# Modeling of pendulum with external horizontal force

1. Sep 18, 2007

### changyongjun

1. The problem statement, all variables and given/known data

In general, I know that the dynamic equation of pendulum is

theta'' + (k/m)*thata' + (g/l)*sin(theta) = 0

, where k=friction co, m=mass, l=length of string, g=gravity.

But if the pendulum is placed in a constant draft, the equation has to be changed.

Assuming that the pendulum is suspended in a constant horizontal wind,

imparting a constant force w on the bob, the equation is

theta'' + (k/m)*thata' + (g/l)*sin(theta) - (w/m)*cos(theta)= 0

I cannot understand the term of (w/m)*cos(theta). If I rewrite the eq,

m*l*theta'' + (k*l*theta') + (m*g*sin(theta)) - (w*l*cos(theta)) = 0
( inertia )------(friction)--------( gravity )---------( what ?? )

My question is why the length of string, ' l ' affects the external force term.

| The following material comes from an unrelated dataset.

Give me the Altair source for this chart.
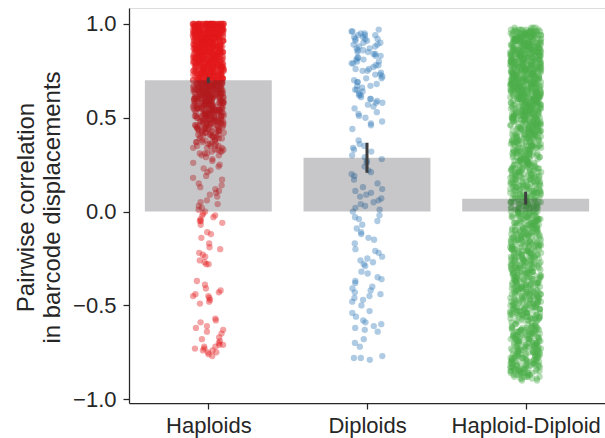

In my oppinion, external force term is just ( w * cos(theta) ), but the answer is not :(.

2. Sep 18, 2007

### Staff: Mentor

For a cursory look at the problem, if one has (g/l)*sin(theta), then the term (w/m)*cos(theta) should include length to get (w/ml)*cos(theta), so that both have a term of acceleration/length.

3. Sep 18, 2007

### dextercioby

Using purely Newtonian mechanics, by what means do you get the equation of motion for the angle variable $\theta$ ...?

4. Sep 18, 2007

### D H

Staff Emeritus
Any force on the pendulum bob can be split into radial and normal components. All the radial term will do is change the tension on the string. Assuming an ideal unbreakable and unstretchable string, the radial component doesn't do anything. The normal term is the sole contributor to the dynamics, and hence the $\sin\theta$ factor for the vertical gravitational force and the $\cos\theta$ factor for the horizontal wind force.

Another way to look at this is as a rotational dynamics problem: work with torques rather than forces. The longitudinal components of forces don't contribute to the torque.

BTW, Astronuc is right. The wind contribution is w/ml, not just w/m. Its a good idea to do a quick dimensional analysis to ensure that the equations of motion are dimensionally correct. Dimensional correctness doesn't mean the EOM are correct, but if the dimensions are wrong the EOM most certainly are wrong.

5. Sep 18, 2007

### D H

Staff Emeritus
By working in polar coordinates. There is nothing in Newtonian mechanics that restricts their use to cartesian coordinates.